In 2014, Nigeria non-oil exports to the U.S. were $2.6 million while South Africa exported in excess of $1.2 billion

Experts say this is not good enough, especially when AGOA ordinarily should present opportunities for non-oil exporters. They admit that lack of competitiveness of non-oil export firms contributes to this situation.

Manufacturers and exporters spend billions of naira sourcing alternative energy to keep their factories alive.

Expenditure on alternative energy sources by members of the Manufacturers Association of Nigeria (MAN) in 2018 was N93.1 billion, according to the association’s economic review.

The country’s poor infrastructural facilities, which include transport system, hurt exporters.

Logistics is also a critical issue. Importing inputs and taking them to factories is a big issue, given the state of Apapa and Tin Can ports in Lagos. Delays and gridlocks in Apapa increase companies’ production costs, thereby lowering their productivity.

Taxes paid by businesses in Nigeria today are up to 54, according to experts. Some of these taxes and levies are multiple and need harmonisation, say analysts.

Funding is also a crucial issue. Nigeria’s benchmark interest rate is among the highest in Africa at 13.5 percent. Ethiopia’s is 7 percent;  Kenya is 9 percent;  South Africa is 6.75 percent;  Zambia is 10.25 percent, and  Cameroon is 4.25 percent.

Similarly, Rwanda is 5 percent; Mauritius, 3.5 percent;  Algeria is 8 percent, and Senegal is 4.5 percent. Manufacturers are asking the Federal Government to recapitalise especially the Bank of Industry, which provides single-digit funding to them. Doing this, they say, will increase lending to the real sector.
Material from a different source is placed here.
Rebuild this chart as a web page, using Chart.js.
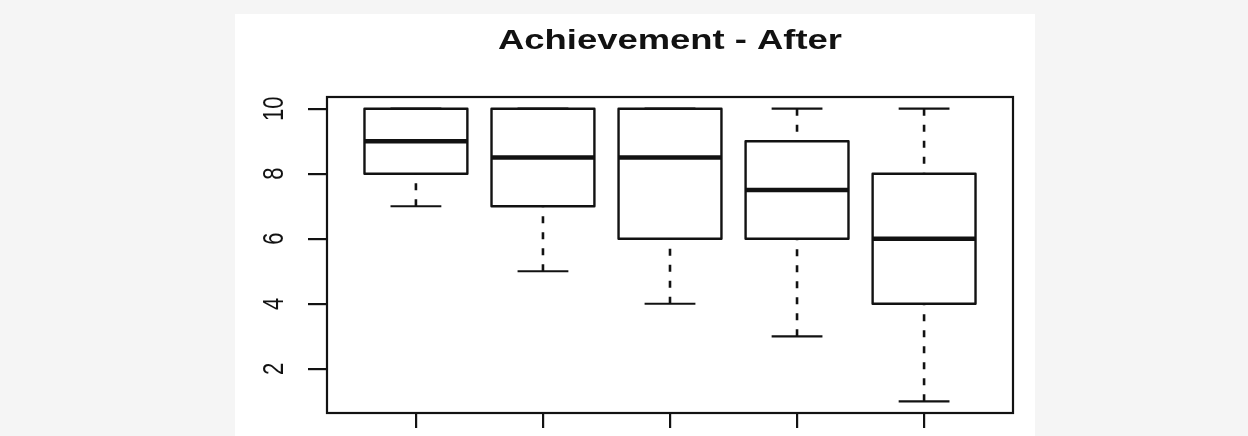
<!DOCTYPE html>
<html>
<head>
<meta charset="utf-8">
<script src="https://cdn.jsdelivr.net/npm/chart.js@4/dist/chart.umd.min.js"></script>
<style>
  html, body { margin: 0; padding: 0; background: #f5f5f5; }
  #panel { position: absolute; left: 235px; top: 14px; width: 800px; height: 422px; background: #fff; }
</style>
</head>
<body>
<div id="panel"><canvas id="myChart"></canvas></div>
<script>
const titleText = "Achievement - After";
const positions = [1, 2, 3, 4, 5];
const lowerWhisker = [7, 5, 4, 3, 1];
const q1 = [8, 7, 6, 6, 4];
const median = [9, 8.5, 8.5, 7.5, 6];
const q3 = [10, 10, 10, 9, 8];
const upperWhisker = [10, 10, 10, 10, 10];
const yTicks = [2, 4, 6, 8, 10];

const ink = "#121212";
const stretch = 1.3; // text is drawn a bit wider than tall

// box outlines, whiskers, caps, medians, frame, title and y labels
const boxExtras = {
  id: "boxExtras",
  afterDatasetsDraw(chart) {
    const ctx = chart.ctx;
    const xs = chart.scales.x;
    const ys = chart.scales.y;
    const meta = chart.getDatasetMeta(0);
    ctx.save();
    ctx.strokeStyle = ink;
    ctx.lineJoin = "round";
    positions.forEach((p, i) => {
      const bar = meta.data[i];
      const left = bar.x - bar.width / 2;
      const right = bar.x + bar.width / 2;
      const cx = xs.getPixelForValue(p);
      const capHalf = xs.getPixelForValue(p + 0.2) - cx;

      // box outline centred on the quartile values
      ctx.lineWidth = 2.4;
      ctx.strokeRect(left, Math.min(bar.y, bar.base), bar.width, Math.abs(bar.base - bar.y));

      // dashed whiskers, drawn from the extreme toward the box
      ctx.lineWidth = 2.6;
      ctx.setLineDash([7, 9]);
      [[lowerWhisker[i], q1[i]], [upperWhisker[i], q3[i]]].forEach(([a, b]) => {
        if (a === b) return;
        ctx.beginPath();
        ctx.moveTo(cx, ys.getPixelForValue(a));
        ctx.lineTo(cx, ys.getPixelForValue(b));
        ctx.stroke();
      });
      ctx.setLineDash([]);

      // caps
      ctx.lineWidth = 2.2;
      [lowerWhisker[i], upperWhisker[i]].forEach((v) => {
        const y = ys.getPixelForValue(v);
        ctx.beginPath();
        ctx.moveTo(cx - capHalf, y);
        ctx.lineTo(cx + capHalf, y);
        ctx.stroke();
      });

      // median
      const my = ys.getPixelForValue(median[i]);
      ctx.lineWidth = 4.6;
      ctx.beginPath();
      ctx.moveTo(left, my);
      ctx.lineTo(right, my);
      ctx.stroke();
    });
    ctx.restore();
  },
  afterDraw(chart) {
    const ctx = chart.ctx;
    const area = chart.chartArea;
    const ys = chart.scales.y;
    ctx.save();
    ctx.strokeStyle = ink;
    ctx.lineWidth = 2.2;
    ctx.strokeRect(area.left, area.top, area.right - area.left, area.bottom - area.top);

    ctx.fillStyle = ink;
    // title
    ctx.font = "bold 28px 'Liberation Sans', Arial, sans-serif";
    ctx.textAlign = "center";
    ctx.textBaseline = "alphabetic";
    ctx.save();
    ctx.translate((area.left + area.right) / 2, 35);
    ctx.scale(stretch, 1);
    ctx.fillText(titleText, 0, 0);
    ctx.restore();

    // y tick labels, parallel to the axis
    ctx.font = "22px 'Liberation Sans', Arial, sans-serif";
    ctx.textBaseline = "middle";
    ys.ticks.forEach((t) => {
      ctx.save();
      ctx.translate(area.left - 53, ys.getPixelForValue(t.value));
      ctx.scale(stretch, 1);
      ctx.rotate(-Math.PI / 2);
      ctx.fillText(String(t.value), 0, 1);
      ctx.restore();
    });
    ctx.restore();
  }
};

const ctx = document.getElementById("myChart").getContext("2d");
window.chart = new Chart(ctx, {
  type: "bar",
  data: {
    datasets: [
      {
        label: titleText,
        data: positions.map((p, i) => ({ x: p, y: [q1[i], q3[i]] })),
        backgroundColor: "#ffffff",
        borderWidth: 0,
        categoryPercentage: 0.81,
        barPercentage: 1,
      },
    ],
  },
  options: {
    responsive: true,
    maintainAspectRatio: false,
    animation: false,
    layout: { padding: { left: 73, right: 22, top: 83, bottom: 8 } },
    plugins: {
      legend: { display: false },
      title: { display: false },
      tooltip: { enabled: false },
    },
    scales: {
      x: {
        type: "linear",
        min: 0.3,
        max: 5.7,
        offset: false,
        afterBuildTicks: (s) => { s.ticks = positions.map((v) => ({ value: v })); },
        border: { display: false },
        grid: {
          offset: false,
          drawOnChartArea: false,
          drawTicks: true,
          tickLength: 15,
          color: ink,
          lineWidth: 2.2,
        },
        ticks: { display: false },
      },
      y: {
        type: "linear",
        min: 0.64,
        max: 10.36,
        beginAtZero: false,
        afterBuildTicks: (s) => { s.ticks = yTicks.map((v) => ({ value: v })); },
        border: { display: false },
        grid: {
          drawOnChartArea: false,
          drawTicks: true,
          tickLength: 19,
          color: ink,
          lineWidth: 2.2,
        },
        ticks: { display: false },
      },
    },
  },
  plugins: [boxExtras],
});
</script>
</body>
</html>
Today, product packaging among SME exporters is relatively average, say experts.

Again, some small-scale Nigerian exporters compromise standards, making product penetration to advanced markets like the U.S. nearly impossible, say analysts.

Muda Yusuf, director-general of the Lagos Chamber of Commerce and Industry (LCCI), said the major issue is lack of competitiveness. He said efforts must be made to remove business environment-related challenges to spur export firms.

John Isemede, former director-general, Nigerian Association of Chambers of Commerce, Industries, Mines and Agriculture (NACCIMA), once said that Nigeria needs to address its challenges inwardly before thinking of how to benefit from AGOA initiative.

“Failure to do that, whether AGOA is extended for 20 years, we will continue to work for other people,” Isemede said.

Experts say the country must support exporters with incentives.

Up till now, Nigeria is yet to start providing incentives in the form of export grant to genuine exporters. Export Expansion Grant existed until 2013 when the immediate past government suspended it on the grounds of abuse. But it is yet to start, despite that the current Federal Government has been compiling names of qualified exporters and waiting for legislative approval since 2016.

Brent Omdahl, commercial counsellor, US Consulate, Lagos, told BusinessDay in an exclusive interview that participating countries, including Nigeria, need to understand the concept of AGOA. He said being a participating country and enjoying tax free do not mean not following due processes.

Omdahl said products exported to the U.S. would still undergo and pass through necessary regulatory tests, among which are phytosanitary regulations.

“There are some minimum standards that countries have to adhere,” he said.

“Zero duty access does not mean you have to just start exporting. You have to organise yourself.

“In exporting agricultural products, for example, such products would have to be subjected to all of the Food and Drug Administration (FDA) regulations and comply with sanitary and phytosanitary regulations.”

Omdahl said the U.S. government, through the US Agency for International Development, has some small resources available to help companies locally to develop their expertise in order to take the advantage of AGOA.

Omdahl said it is unfortunate that crude oil that has benefitted from the AGOA initiative most, which is against the original intent of the act.

He said the intention of AGOA is to create the pathway for a country like Nigeria to move up the value chain.

“It is the Nigerian industry that needs to organise itself,” he said.

Recounting lessons US-Vietnamese bilateral agreement, which is similar to AGOA, Omdahl said Vietnam does a very good job by adding value to their products in order to meet up with the U.S. standards.

In doing this, Vietnam attracted investments from Taiwan in the textile sector in order to develop their textile industry as well so as to take advantage of exporting it to the U.S., he explained.

The country equally developed its furniture sector and even started importing some hard woods from the U.S. to augment existing local woods, turning them into furniture and sending them to the US to sell in big outlets, he added.

“With this arrangement, Vietnam created wealth and employment,” he said.

Omdahl said Nigeria has a lot of products that can make it to the U.S. markets if properly harnessed and improved upon.

“Nigeria needs to look inwards to find those products, develop them, increase their value addition, export them, and through that, create wealth and employment for the country.”

“So, the question for Nigeria is, what are the products that are going to do that? I can think of some. Talk about the shoes. There is a history of making shoes here. The sky is really the limit,” he concluded.